NJ Transit likes to change the train schedule on random holidays– MLK Day used a standard schedule, Presidents’ Day used the holiday schedule.
Thus I found myself loitering at Newark Penn Station this past Monday, finding ways to kill fifty minutes before the arrival of my train home. While I sat on a bench and let my mind wander, I noticed what had once seemed to me a near-impossible site: a young family, parents maybe in their late thirties, with a small boy of about eight years old sitting quietly. Propped in his lap was a thick book with a colorful cover about twice the size of his head.
Literacy makes a comeback in the new generation!

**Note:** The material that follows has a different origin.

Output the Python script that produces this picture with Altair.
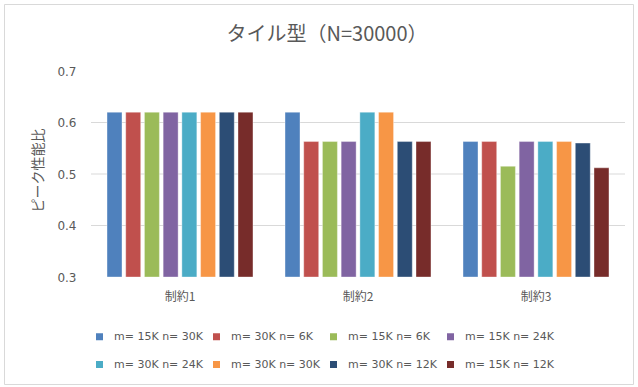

A second thought, though: I also began my reading escapades with fantasy & scifi. Then in my college years, I suffered the traditional English major’s guilt that I hadn’t spent my prime reading years perusing, say, A Time to Kill instead of high fantasy. There’s a period of time in your life as a young adult when everything you read actively impacts your personality; books will never be as enthralling or surprising or instructive after that door in time closes. And I wonder now how different my mind could be if I had spent those years reading works that talked about the real world and our ways of dealing with it, instead of stories that are fun but the literary equivalent of cotton candy.
Granted, my father used to read Moby Dick to me as a bedtime story– but I wasn’t quite old enough to appreciate novels, much less the classics.
Question of the week: Should we use the children / YA fantasy literature trend as a doorway to encourage deeper reading?